WHAT THE TASK REQUIRES
Exclude images, then output the remaining data verbatim.

-- START --

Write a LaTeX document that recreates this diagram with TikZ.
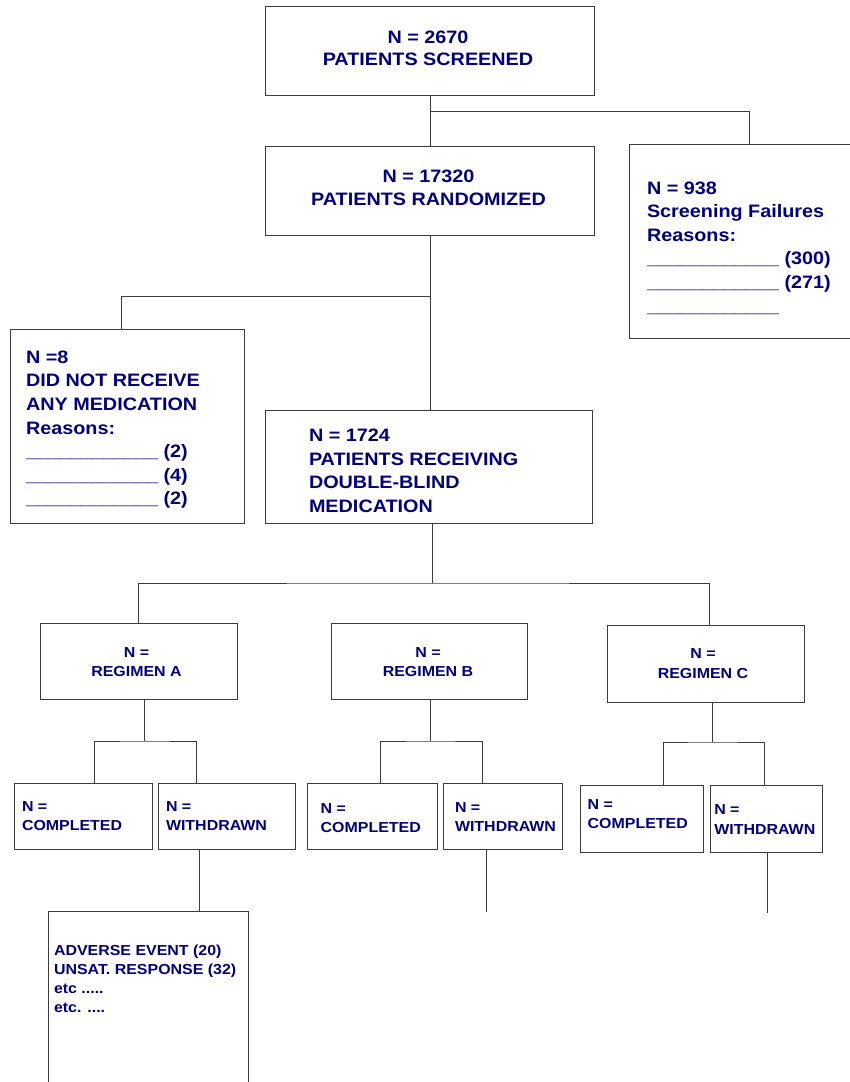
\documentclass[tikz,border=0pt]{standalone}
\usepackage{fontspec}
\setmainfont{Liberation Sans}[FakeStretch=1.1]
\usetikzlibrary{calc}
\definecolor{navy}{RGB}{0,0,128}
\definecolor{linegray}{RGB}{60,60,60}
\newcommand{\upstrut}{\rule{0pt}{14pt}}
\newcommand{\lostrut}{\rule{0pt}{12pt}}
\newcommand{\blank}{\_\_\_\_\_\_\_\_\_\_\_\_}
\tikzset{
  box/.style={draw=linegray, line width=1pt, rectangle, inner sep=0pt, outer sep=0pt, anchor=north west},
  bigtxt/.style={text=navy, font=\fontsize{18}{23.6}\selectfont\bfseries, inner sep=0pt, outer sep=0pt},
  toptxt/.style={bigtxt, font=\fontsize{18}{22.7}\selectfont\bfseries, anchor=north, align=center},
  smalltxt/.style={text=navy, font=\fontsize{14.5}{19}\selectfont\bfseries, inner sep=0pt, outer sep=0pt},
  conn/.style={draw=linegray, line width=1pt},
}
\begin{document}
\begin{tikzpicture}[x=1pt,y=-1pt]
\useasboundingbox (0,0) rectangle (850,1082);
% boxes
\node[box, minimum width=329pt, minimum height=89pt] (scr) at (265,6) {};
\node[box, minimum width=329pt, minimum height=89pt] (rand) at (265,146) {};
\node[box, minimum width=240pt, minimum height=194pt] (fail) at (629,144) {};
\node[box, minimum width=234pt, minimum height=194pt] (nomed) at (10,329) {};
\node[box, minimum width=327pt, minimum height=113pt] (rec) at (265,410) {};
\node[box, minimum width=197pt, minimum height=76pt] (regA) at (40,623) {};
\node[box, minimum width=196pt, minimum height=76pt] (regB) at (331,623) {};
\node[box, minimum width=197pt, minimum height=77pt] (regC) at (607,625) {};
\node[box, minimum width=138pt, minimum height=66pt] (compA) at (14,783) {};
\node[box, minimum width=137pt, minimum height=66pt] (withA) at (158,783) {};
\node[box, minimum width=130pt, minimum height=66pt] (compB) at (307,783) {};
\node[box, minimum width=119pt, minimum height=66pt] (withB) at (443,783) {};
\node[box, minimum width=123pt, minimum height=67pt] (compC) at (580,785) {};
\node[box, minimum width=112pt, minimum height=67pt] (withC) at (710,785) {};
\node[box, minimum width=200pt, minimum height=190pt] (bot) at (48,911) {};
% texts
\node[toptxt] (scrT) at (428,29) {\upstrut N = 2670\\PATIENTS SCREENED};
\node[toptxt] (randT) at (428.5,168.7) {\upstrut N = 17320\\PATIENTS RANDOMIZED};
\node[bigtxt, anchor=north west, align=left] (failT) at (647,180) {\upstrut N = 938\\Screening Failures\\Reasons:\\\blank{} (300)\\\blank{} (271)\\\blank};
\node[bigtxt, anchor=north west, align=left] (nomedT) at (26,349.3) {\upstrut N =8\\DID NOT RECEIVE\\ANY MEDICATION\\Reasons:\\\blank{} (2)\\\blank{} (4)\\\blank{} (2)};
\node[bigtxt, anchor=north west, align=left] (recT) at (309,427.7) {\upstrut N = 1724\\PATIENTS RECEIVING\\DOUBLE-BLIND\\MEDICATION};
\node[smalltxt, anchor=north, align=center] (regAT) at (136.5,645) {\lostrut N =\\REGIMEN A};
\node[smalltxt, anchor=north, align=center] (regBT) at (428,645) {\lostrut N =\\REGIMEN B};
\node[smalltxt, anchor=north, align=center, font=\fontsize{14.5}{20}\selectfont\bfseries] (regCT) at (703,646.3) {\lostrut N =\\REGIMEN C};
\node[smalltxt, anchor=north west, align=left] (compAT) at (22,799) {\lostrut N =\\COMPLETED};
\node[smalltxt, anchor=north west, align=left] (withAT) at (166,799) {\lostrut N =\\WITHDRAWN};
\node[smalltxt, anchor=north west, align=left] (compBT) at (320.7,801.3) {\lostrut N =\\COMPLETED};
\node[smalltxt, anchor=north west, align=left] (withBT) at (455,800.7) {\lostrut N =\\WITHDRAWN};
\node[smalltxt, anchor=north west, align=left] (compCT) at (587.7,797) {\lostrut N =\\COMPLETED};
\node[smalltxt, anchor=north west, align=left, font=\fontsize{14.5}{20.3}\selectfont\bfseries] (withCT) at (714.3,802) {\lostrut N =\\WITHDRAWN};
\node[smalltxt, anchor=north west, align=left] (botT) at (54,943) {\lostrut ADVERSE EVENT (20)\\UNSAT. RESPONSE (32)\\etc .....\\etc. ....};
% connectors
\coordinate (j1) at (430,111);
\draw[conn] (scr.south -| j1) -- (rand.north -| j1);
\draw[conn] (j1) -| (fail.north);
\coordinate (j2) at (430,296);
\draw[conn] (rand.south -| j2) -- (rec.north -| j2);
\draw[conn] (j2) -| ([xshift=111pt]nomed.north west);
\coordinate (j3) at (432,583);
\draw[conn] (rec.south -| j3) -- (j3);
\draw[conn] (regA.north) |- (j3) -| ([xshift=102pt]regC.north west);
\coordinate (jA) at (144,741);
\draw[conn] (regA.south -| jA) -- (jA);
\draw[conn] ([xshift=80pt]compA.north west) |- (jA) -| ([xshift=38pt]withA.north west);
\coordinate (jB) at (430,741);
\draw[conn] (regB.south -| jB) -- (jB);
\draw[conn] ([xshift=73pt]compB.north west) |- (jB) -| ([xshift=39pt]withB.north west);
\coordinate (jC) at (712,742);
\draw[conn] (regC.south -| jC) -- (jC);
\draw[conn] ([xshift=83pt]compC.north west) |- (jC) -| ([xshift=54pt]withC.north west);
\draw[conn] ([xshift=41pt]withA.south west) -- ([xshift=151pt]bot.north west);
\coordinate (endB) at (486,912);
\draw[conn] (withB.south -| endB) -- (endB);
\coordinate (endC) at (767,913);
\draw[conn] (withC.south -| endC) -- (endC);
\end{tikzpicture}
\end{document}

-- END --

RESULT OF THIS TASK
Write a LaTeX document that recreates this diagram with TikZ.
\documentclass[tikz,border=0pt]{standalone}
\usepackage{fontspec}
\setmainfont{Liberation Sans}[FakeStretch=1.1]
\usetikzlibrary{calc}
\definecolor{navy}{RGB}{0,0,128}
\definecolor{linegray}{RGB}{60,60,60}
\newcommand{\upstrut}{\rule{0pt}{14pt}}
\newcommand{\lostrut}{\rule{0pt}{12pt}}
\newcommand{\blank}{\_\_\_\_\_\_\_\_\_\_\_\_}
\tikzset{
  box/.style={draw=linegray, line width=1pt, rectangle, inner sep=0pt, outer sep=0pt, anchor=north west},
  bigtxt/.style={text=navy, font=\fontsize{18}{23.6}\selectfont\bfseries, inner sep=0pt, outer sep=0pt},
  toptxt/.style={bigtxt, font=\fontsize{18}{22.7}\selectfont\bfseries, anchor=north, align=center},
  smalltxt/.style={text=navy, font=\fontsize{14.5}{19}\selectfont\bfseries, inner sep=0pt, outer sep=0pt},
  conn/.style={draw=linegray, line width=1pt},
}
\begin{document}
\begin{tikzpicture}[x=1pt,y=-1pt]
\useasboundingbox (0,0) rectangle (850,1082);
% boxes
\node[box, minimum width=329pt, minimum height=89pt] (scr) at (265,6) {};
\node[box, minimum width=329pt, minimum height=89pt] (rand) at (265,146) {};
\node[box, minimum width=240pt, minimum height=194pt] (fail) at (629,144) {};
\node[box, minimum width=234pt, minimum height=194pt] (nomed) at (10,329) {};
\node[box, minimum width=327pt, minimum height=113pt] (rec) at (265,410) {};
\node[box, minimum width=197pt, minimum height=76pt] (regA) at (40,623) {};
\node[box, minimum width=196pt, minimum height=76pt] (regB) at (331,623) {};
\node[box, minimum width=197pt, minimum height=77pt] (regC) at (607,625) {};
\node[box, minimum width=138pt, minimum height=66pt] (compA) at (14,783) {};
\node[box, minimum width=137pt, minimum height=66pt] (withA) at (158,783) {};
\node[box, minimum width=130pt, minimum height=66pt] (compB) at (307,783) {};
\node[box, minimum width=119pt, minimum height=66pt] (withB) at (443,783) {};
\node[box, minimum width=123pt, minimum height=67pt] (compC) at (580,785) {};
\node[box, minimum width=112pt, minimum height=67pt] (withC) at (710,785) {};
\node[box, minimum width=200pt, minimum height=190pt] (bot) at (48,911) {};
% texts
\node[toptxt] (scrT) at (428,29) {\upstrut N = 2670\\PATIENTS SCREENED};
\node[toptxt] (randT) at (428.5,168.7) {\upstrut N = 17320\\PATIENTS RANDOMIZED};
\node[bigtxt, anchor=north west, align=left] (failT) at (647,180) {\upstrut N = 938\\Screening Failures\\Reasons:\\\blank{} (300)\\\blank{} (271)\\\blank};
\node[bigtxt, anchor=north west, align=left] (nomedT) at (26,349.3) {\upstrut N =8\\DID NOT RECEIVE\\ANY MEDICATION\\Reasons:\\\blank{} (2)\\\blank{} (4)\\\blank{} (2)};
\node[bigtxt, anchor=north west, align=left] (recT) at (309,427.7) {\upstrut N = 1724\\PATIENTS RECEIVING\\DOUBLE-BLIND\\MEDICATION};
\node[smalltxt, anchor=north, align=center] (regAT) at (136.5,645) {\lostrut N =\\REGIMEN A};
\node[smalltxt, anchor=north, align=center] (regBT) at (428,645) {\lostrut N =\\REGIMEN B};
\node[smalltxt, anchor=north, align=center, font=\fontsize{14.5}{20}\selectfont\bfseries] (regCT) at (703,646.3) {\lostrut N =\\REGIMEN C};
\node[smalltxt, anchor=north west, align=left] (compAT) at (22,799) {\lostrut N =\\COMPLETED};
\node[smalltxt, anchor=north west, align=left] (withAT) at (166,799) {\lostrut N =\\WITHDRAWN};
\node[smalltxt, anchor=north west, align=left] (compBT) at (320.7,801.3) {\lostrut N =\\COMPLETED};
\node[smalltxt, anchor=north west, align=left] (withBT) at (455,800.7) {\lostrut N =\\WITHDRAWN};
\node[smalltxt, anchor=north west, align=left] (compCT) at (587.7,797) {\lostrut N =\\COMPLETED};
\node[smalltxt, anchor=north west, align=left, font=\fontsize{14.5}{20.3}\selectfont\bfseries] (withCT) at (714.3,802) {\lostrut N =\\WITHDRAWN};
\node[smalltxt, anchor=north west, align=left] (botT) at (54,943) {\lostrut ADVERSE EVENT (20)\\UNSAT. RESPONSE (32)\\etc .....\\etc. ....};
% connectors
\coordinate (j1) at (430,111);
\draw[conn] (scr.south -| j1) -- (rand.north -| j1);
\draw[conn] (j1) -| (fail.north);
\coordinate (j2) at (430,296);
\draw[conn] (rand.south -| j2) -- (rec.north -| j2);
\draw[conn] (j2) -| ([xshift=111pt]nomed.north west);
\coordinate (j3) at (432,583);
\draw[conn] (rec.south -| j3) -- (j3);
\draw[conn] (regA.north) |- (j3) -| ([xshift=102pt]regC.north west);
\coordinate (jA) at (144,741);
\draw[conn] (regA.south -| jA) -- (jA);
\draw[conn] ([xshift=80pt]compA.north west) |- (jA) -| ([xshift=38pt]withA.north west);
\coordinate (jB) at (430,741);
\draw[conn] (regB.south -| jB) -- (jB);
\draw[conn] ([xshift=73pt]compB.north west) |- (jB) -| ([xshift=39pt]withB.north west);
\coordinate (jC) at (712,742);
\draw[conn] (regC.south -| jC) -- (jC);
\draw[conn] ([xshift=83pt]compC.north west) |- (jC) -| ([xshift=54pt]withC.north west);
\draw[conn] ([xshift=41pt]withA.south west) -- ([xshift=151pt]bot.north west);
\coordinate (endB) at (486,912);
\draw[conn] (withB.south -| endB) -- (endB);
\coordinate (endC) at (767,913);
\draw[conn] (withC.south -| endC) -- (endC);
\end{tikzpicture}
\end{document}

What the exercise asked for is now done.